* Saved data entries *
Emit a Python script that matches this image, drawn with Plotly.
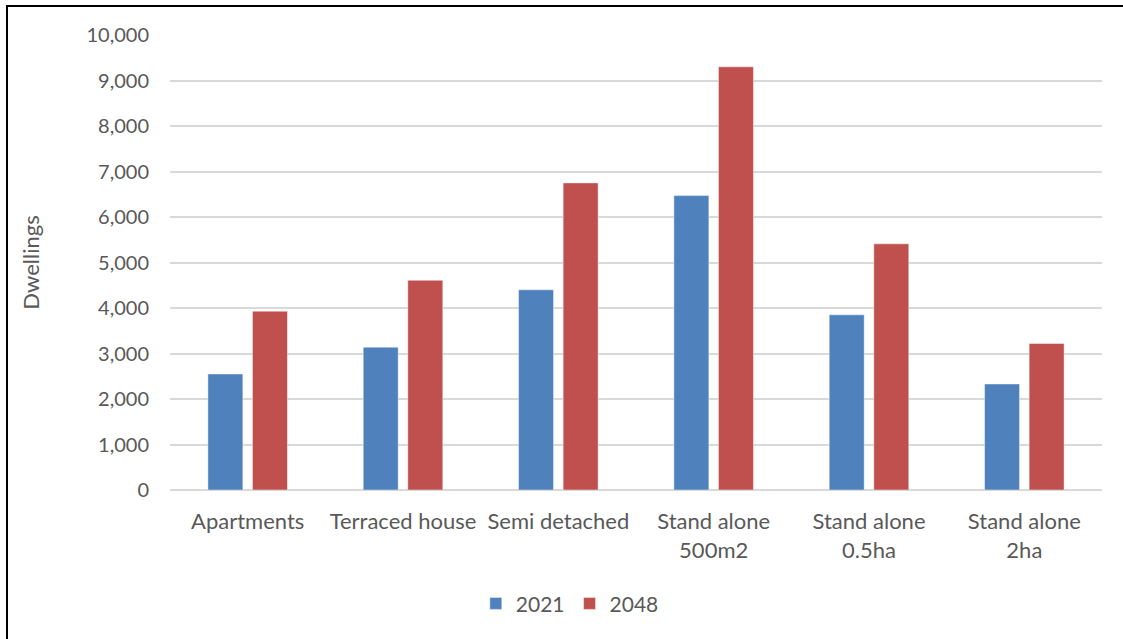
import plotly.graph_objects as go

categories = ["Apartments", "Terraced house", "Semi detached",
              "Stand alone<br>500m2", "Stand alone<br>0.5ha", "Stand alone<br>2ha"]
series_2021 = [2550, 3140, 4400, 6470, 3850, 2330]
series_2048 = [3930, 4610, 6750, 9300, 5410, 3220]
y_ticks = [0, 1000, 2000, 3000, 4000, 5000, 6000, 7000, 8000, 9000, 10000]

FONT = "Lato"
GRAY = "#595959"

fig = go.Figure()
fig.add_trace(go.Bar(name="2021", x=categories, y=series_2021,
                     marker=dict(color="#4f81bd", line=dict(color="rgba(255,255,255,0.45)", width=1))))
fig.add_trace(go.Bar(name="2048", x=categories, y=series_2048,
                     marker=dict(color="#c0504d", line=dict(color="rgba(255,255,255,0.45)", width=1))))

fig.update_layout(
    width=1123, height=639,
    margin=dict(l=170, r=21, t=35, b=149, autoexpand=False),
    paper_bgcolor="white", plot_bgcolor="white",
    barmode="group", bargap=0.426, bargroupgap=0.215,
    font=dict(family=FONT, size=20, color=GRAY),
    showlegend=True,
    legend=dict(orientation="h", x=0.429, xanchor="center", y=-0.25, yanchor="middle",
                font=dict(size=21, color=GRAY), itemwidth=30, traceorder="normal"),
    xaxis=dict(showgrid=False, showline=False, ticks="", ticklabelstandoff=16,
               tickfont=dict(size=22, color=GRAY)),
    yaxis=dict(range=[0, 10000], tickvals=y_ticks, tickformat=",d",
               showgrid=True, gridcolor="#d9d9d9", gridwidth=1.5,
               zeroline=True, zerolinecolor="#d9d9d9", zerolinewidth=1.5,
               showline=False, ticks="", ticklabelstandoff=20,
               tickfont=dict(size=20, color=GRAY),
               title=dict(text="Dwellings", font=dict(size=22, color=GRAY), standoff=40)),
    shapes=[dict(type="rect", xref="paper", yref="paper",
                 x0=(7 - 170) / 932, x1=(1130 - 170) / 932,
                 y0=(490 - 650) / 455, y1=(490 - 6) / 455,
                 line=dict(color="black", width=2), fillcolor="rgba(0,0,0,0)", layer="below")],
)

fig.write_html("out.html")
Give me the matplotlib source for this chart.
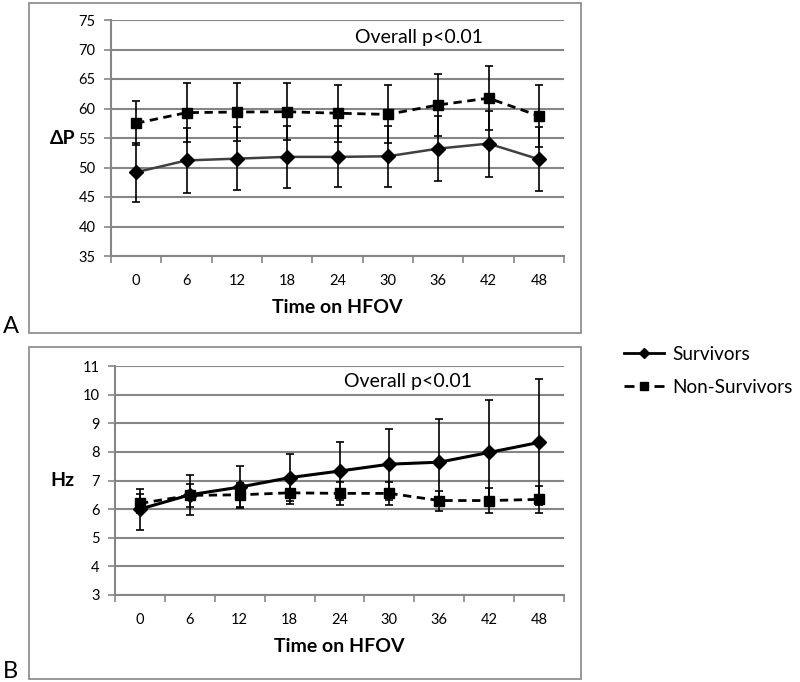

* Task brief *
Pictures don't belong in the copy. Restate all the entries exactly.

* Exercise output *
Emit a Python script that matches this image, drawn with Plotly.
import plotly.graph_objects as go

categories = ["Apartments", "Terraced house", "Semi detached",
              "Stand alone<br>500m2", "Stand alone<br>0.5ha", "Stand alone<br>2ha"]
series_2021 = [2550, 3140, 4400, 6470, 3850, 2330]
series_2048 = [3930, 4610, 6750, 9300, 5410, 3220]
y_ticks = [0, 1000, 2000, 3000, 4000, 5000, 6000, 7000, 8000, 9000, 10000]

FONT = "Lato"
GRAY = "#595959"

fig = go.Figure()
fig.add_trace(go.Bar(name="2021", x=categories, y=series_2021,
                     marker=dict(color="#4f81bd", line=dict(color="rgba(255,255,255,0.45)", width=1))))
fig.add_trace(go.Bar(name="2048", x=categories, y=series_2048,
                     marker=dict(color="#c0504d", line=dict(color="rgba(255,255,255,0.45)", width=1))))

fig.update_layout(
    width=1123, height=639,
    margin=dict(l=170, r=21, t=35, b=149, autoexpand=False),
    paper_bgcolor="white", plot_bgcolor="white",
    barmode="group", bargap=0.426, bargroupgap=0.215,
    font=dict(family=FONT, size=20, color=GRAY),
    showlegend=True,
    legend=dict(orientation="h", x=0.429, xanchor="center", y=-0.25, yanchor="middle",
                font=dict(size=21, color=GRAY), itemwidth=30, traceorder="normal"),
    xaxis=dict(showgrid=False, showline=False, ticks="", ticklabelstandoff=16,
               tickfont=dict(size=22, color=GRAY)),
    yaxis=dict(range=[0, 10000], tickvals=y_ticks, tickformat=",d",
               showgrid=True, gridcolor="#d9d9d9", gridwidth=1.5,
               zeroline=True, zerolinecolor="#d9d9d9", zerolinewidth=1.5,
               showline=False, ticks="", ticklabelstandoff=20,
               tickfont=dict(size=20, color=GRAY),
               title=dict(text="Dwellings", font=dict(size=22, color=GRAY), standoff=40)),
    shapes=[dict(type="rect", xref="paper", yref="paper",
                 x0=(7 - 170) / 932, x1=(1130 - 170) / 932,
                 y0=(490 - 650) / 455, y1=(490 - 6) / 455,
                 line=dict(color="black", width=2), fillcolor="rgba(0,0,0,0)", layer="below")],
)

fig.write_html("out.html")
Give me the matplotlib source for this chart.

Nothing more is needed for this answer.